A strong offer helps. The focal point should have something meaningful to communicate, whether that is a product advantage, problem, outcome, proof point, or next step.

You also need placement awareness. Feed, Stories, Reels, and Explore do not always reward the same composition. A focal point that works in a square feed image may need adjustment for vertical placements.

Finally, you need clean testing. If you change the focal point, headline, audience, CTA, and landing page at the same time, you will not know which change affected performance.

Practical Recommendations

Start every Instagram ad concept by writing the focal point in one sentence.

For example:

  • “The focal point is the product bundle.”
  • “The focal point is the pain of wasting sales time on bad leads.”
  • “The focal point is the before-and-after result.”
  • “The focal point is the free consultation offer.”
  • “The focal point is the proof that similar customers use this solution.”

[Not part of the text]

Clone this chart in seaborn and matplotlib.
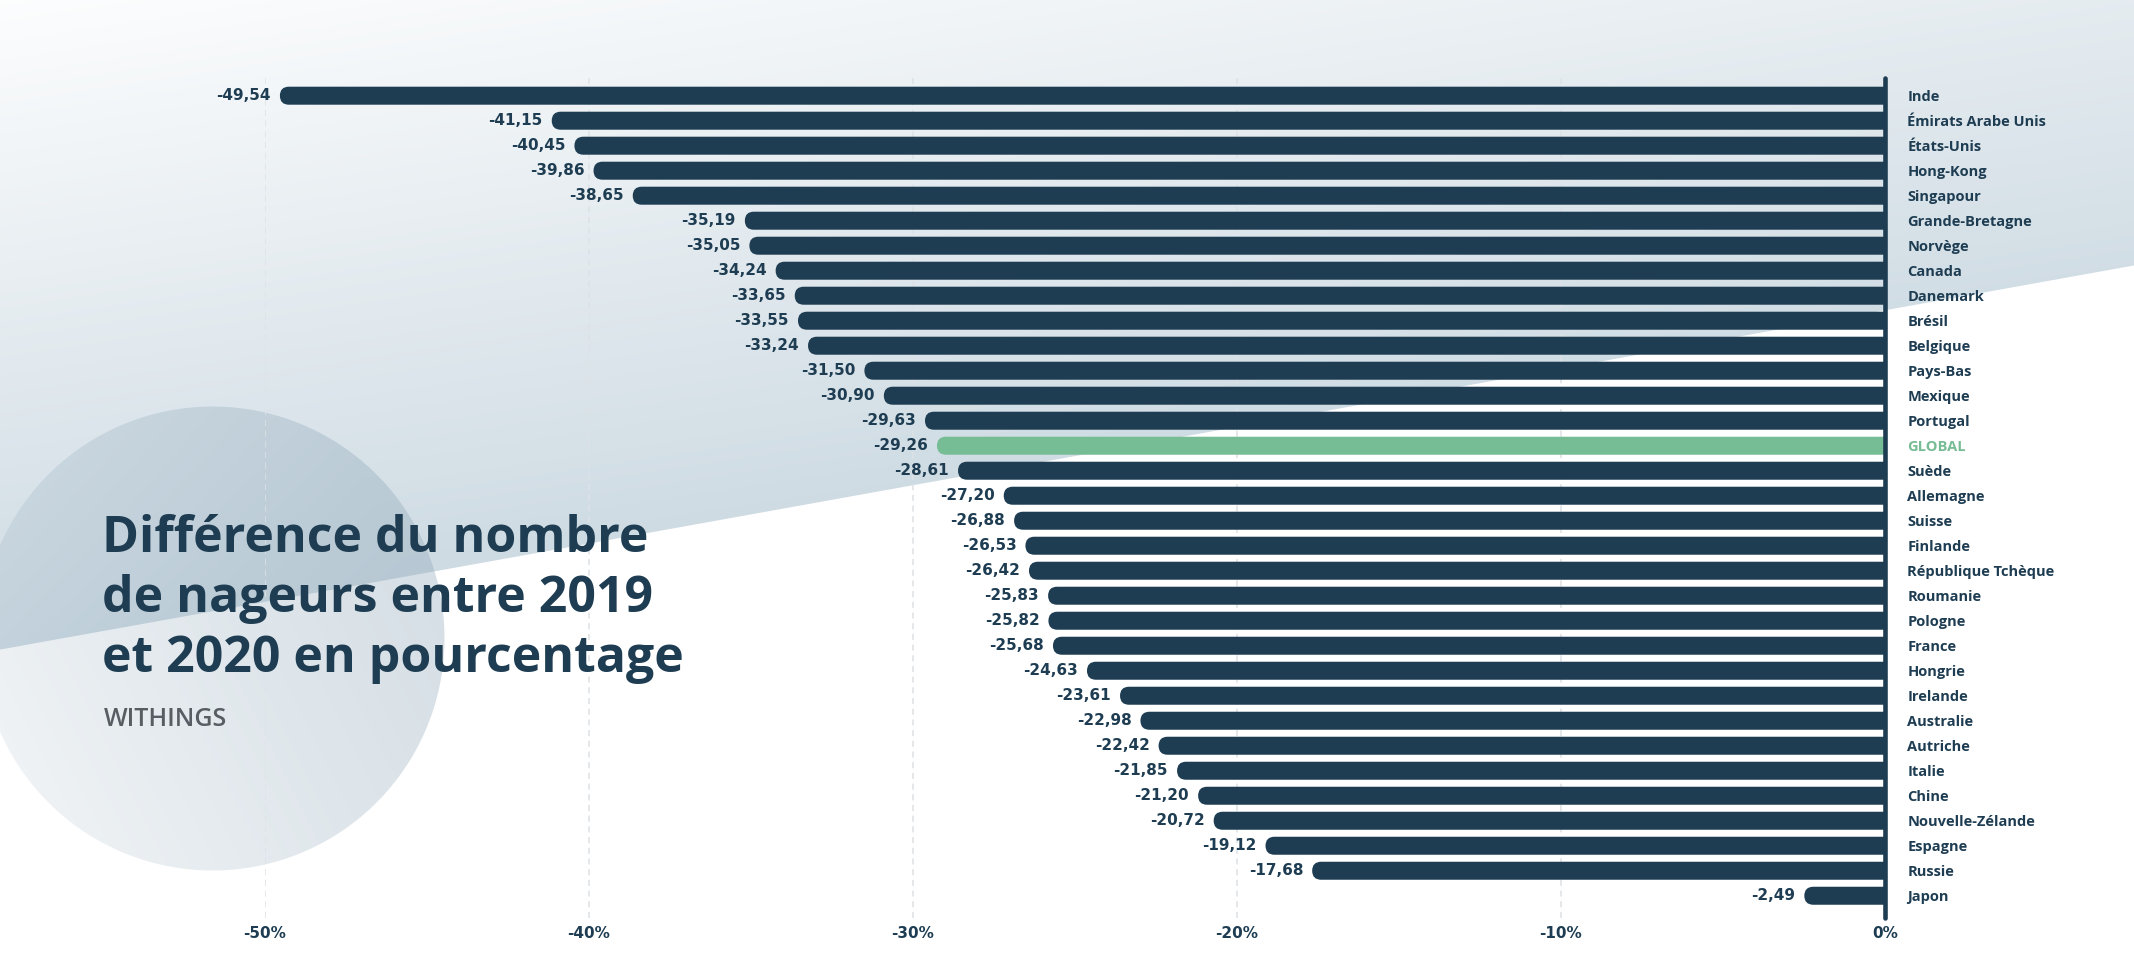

Then design the ad so that one idea is visible first.

Review the ad on mobile. Squint at it. Scroll past it. Ask what you noticed first. If the answer does not match the campaign strategy, revise the layout.

Test focal point variants one at a time. Compare product-first, problem-first, outcome-first, and proof-first versions against the same audience and offer.

Use performance data to identify not just which ad gets attention, but which focal point produces better downstream behavior.

Final Takeaway

A strong Instagram ad focal point does not just make the creative look better. It gives the user a path.

When the eye knows where to land, the message becomes easier to understand. When the message is easier to understand, clicks become more intentional, performance data becomes cleaner, and the campaign has a stronger foundation for scaling.